Reste que le FN sortira renforcé de ce
scrutin départemental. Il va s’acharner à séduire, à « corrompre », comme
annoncé par Maréchal Le Pen, les élus UMP tentés de rejoindre le parti
xénophobe, national et social. On ne peut ignorer, en effet, ces appels certes
démagogiques à la « justice sociale »
et fiscale, à « soutenir les parents
isolés », à restaurer le « niveau
des retraites » et ses condamnations de l’oligarchie européenne. Tout
cela fait sens vis-à-vis des politiques austéritaires. Les admonestations
républicanistes semblent sans effet pour enrayer l’implantation territoriale du
FN.
Au-delà de la désespérance, des
rancoeurs d’un électorat populaire désabusé, c’est l’absence d’une alternative
d’espérance sociale qui s’affiche. L’ambiguïté du Front de Gauche, où les
alliances avec le parti solférinien perdurent, y est pour beaucoup. Plus
fondamentalement, après les défaites successives des mouvements sociaux, c’est
la volonté de lutter qui semble s’amenuiser. Et pourtant, c’est dans ces
espaces non délégataires que peuvent s’affirmer la prise de conscience et le
recul du FN, qui montrerait à ces occasions son caractère antipopulaire. De
même pour les partis dits gouvernementaux. La crise politique qui s’approfondit,
à mesure de la mise en œuvre des politiques austéritaires dictées par l’Union
Européenne, relayées nationalement, peut en effet prendre deux voies
divergentes, celle du nationalisme prétendument social à la FN, celle de
l’émancipation sociale contre la caste oligarchique au service des multinationales
et des bancocrates.
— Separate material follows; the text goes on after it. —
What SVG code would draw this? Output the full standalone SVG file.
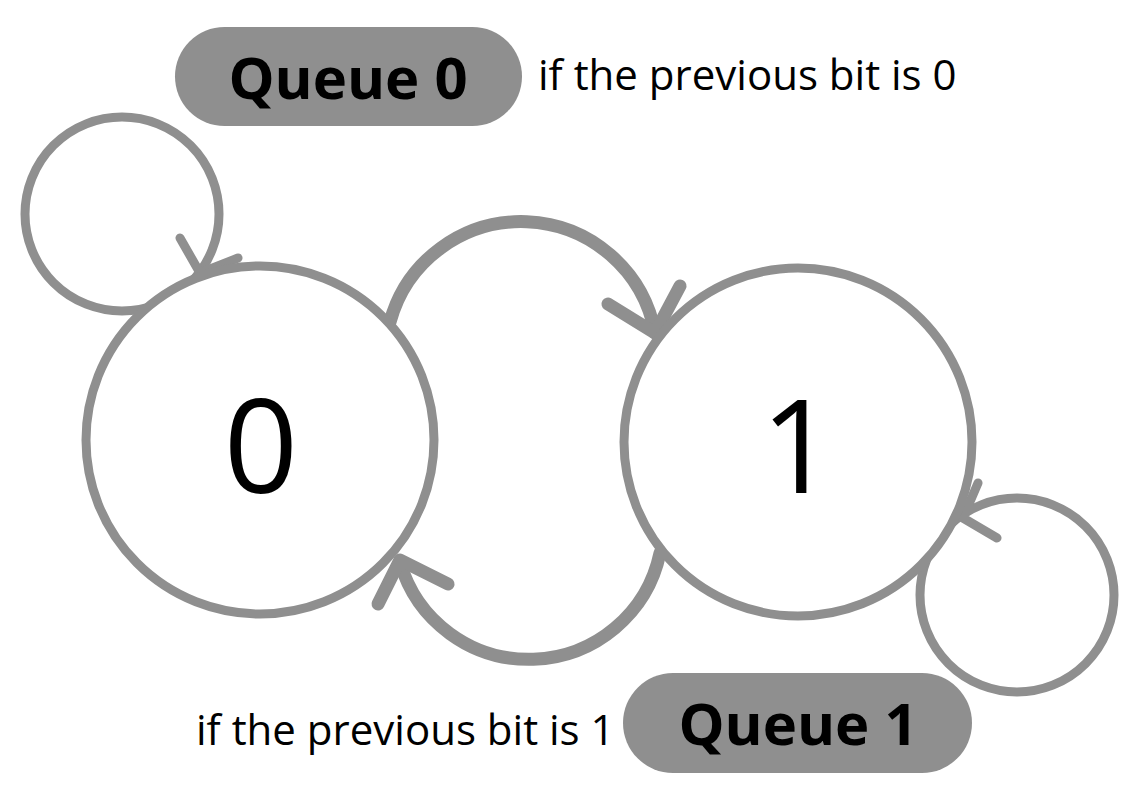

Dans cette conjoncture, entre chien et loup, comme le
notait Machiavel : « le
meilleur rempart des tyrans, c’est l’inertie des peuples », cette
tendance mortifère à déléguer ou à s’abstenir. Reste, après des décennies
d’illusions entretenues, que s’engager, s’organiser, aiguiser son esprit
critique, se détacher des démagogues prétendant « lutter contre la
finance » requièrent un effort à la mesure des enjeux. Car ce dont a besoin
le mouvement ouvrier et populaire ce sont des « cadres » militants
issus de ses rangs et du ralliement d’intellectuels acquis à sa cause. Encore
faut-il, pour qu’ils surgissent, un contexte favorable de luttes déterminées.
Nous verrons ce qu’il en sera le 9 avril prochain de l’appel à la grève
interprofessionnelle et aux manifestations, lancé par les syndicats GCT, FO,
FSU et Solidaires ! Ce ne sera certainement pas encore l’avènement d’un
événement fondateur... mais il peut y contribuer.